The hapless people of Satabhaya, a cluster of villages in Kendrapara district, located a hundred meters off the Bay of Bengal coast, are silent witnesses to nature’s wrath. When the weather is inclement, they spend sleepless nights. “The situation wasn’t so terrifying earlier. The sea was at a distance of two km from our village. We had to walk for 20 to 25 minutes to reach the shore. The sea water has gradually inched in, submerging our homes and agricultural lands. We were forced to shift to this comparatively safer place, adjacent to our village. The place where you are standing is not our original village; we were forced to shift here after the super cyclone of 1999,” reveals Bishnu Charan Sahani of Kanpur hamlet of Satabhaya Panchayat.

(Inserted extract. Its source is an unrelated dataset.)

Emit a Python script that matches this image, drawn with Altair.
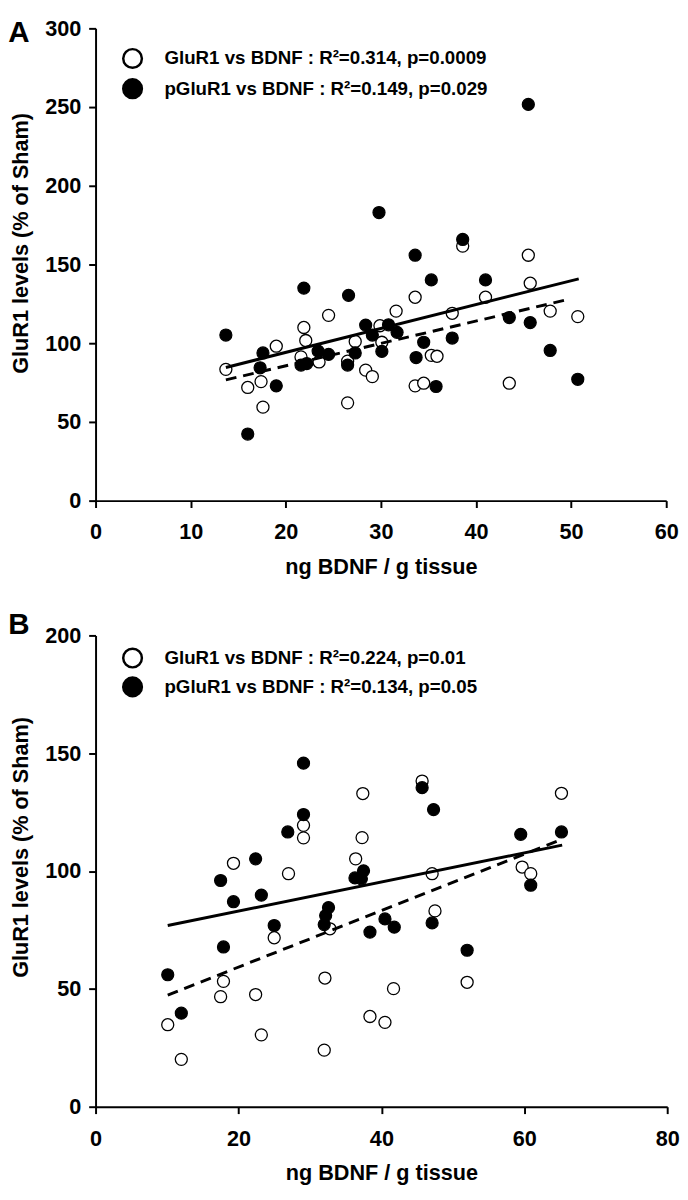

“The sea advanced at least 10 feet into Kanpur two years back,” says Sudarshan Rout, a social activist working for relocation of villages to a safer area. “It has wiped out the primary school and one of the tube-wells that provided drinking water to the villagers.”

Satabhaya Panchayat, which once covered seven villages, now represents only two. The remaining five villages have vanished, swamped by the sea. The people of Satabhaya and Kanpur are counting their days.

In the early 1980s, the first villages to vanish into the sea were Govindpur, Mohanpur and Kuanriora. Kharikula and Sarpada villages were submerged in the mid 1990s. Haramani Biswal, a housewife aged 75 years, recalls, “Panchubarahi temple, shrine of our community goddess, was at the centre of the village and surrounded by houses but now it stands alone on the shore.”

This ancient shrine, built some 1,200 years ago, was two km from the sea in 2000. By 2006, the distance shrank to 200 metres. And in 2008, the tidal waves hit the temple. The situation is worsening with every monsoon.

According to people’s perception, every year sea is grabbing around 50 meters of land in this region. But it has been noticed that sea water is marching towards the shoreline more rapidly after 1999. The sea has advanced almost 1.5 km since then. Revenue records of the area confirm that in the last 50 years, the size of this area has dwindled to almost half. As per the land settlement done in the year 2000, Satabhaya region spanned 155 sq km, while this figure was 320 sq km in the previous settlement.

Then why are the people of Satabhaya still here? Why haven’t they shifted? Susmita Das, sarpanch of the area, replies: “How could they have shifted? As many as 249 families of our panchayat are below the poverty line. They do not have sufficient resources to relocate. Direct your question at the administration. In the last 20 years, the state government has promised thrice to rehabilitate the Satabhaya families, but nothing has been done.

” In 1992, the state government prepared a master plan to rehabilitate people in the Sunei-Rupei area at an expense of Rs 1 crore. After Rs 14 lakh had already been spent in digging ponds and constructing roads within the Bhitar Kanika National Park, environmental concerns stalled work on the plan.

Twelve years later, in 2004, chief minister Naveen Patnaik laid the foundation for the construction of Biju Nagar, a township named after his father for Satabhaya villagers at Magarkanda.

This plan also ran aground. As a last resort, the state government has now decided to shift all the 700 families of Satabhaya Panchayat to Bagapatia near Gupti Panchayat. Its implementation, it seems, is quite some time away.

The Kendrapara district collector insists that “the process for rehabilitation has already started and will be complete as soon as possible”.

But the sarpanch and people of Satabhaya have a different story to tell. “The government has demarcated 132 acres of land in the proposed area but land acquisition hasn’t got underway yet. We don’t know what fate awaits us,” says the sarpanch. She could well be echoing the sentiments of many other villages around the country that are similarly on the brink of catastrophe.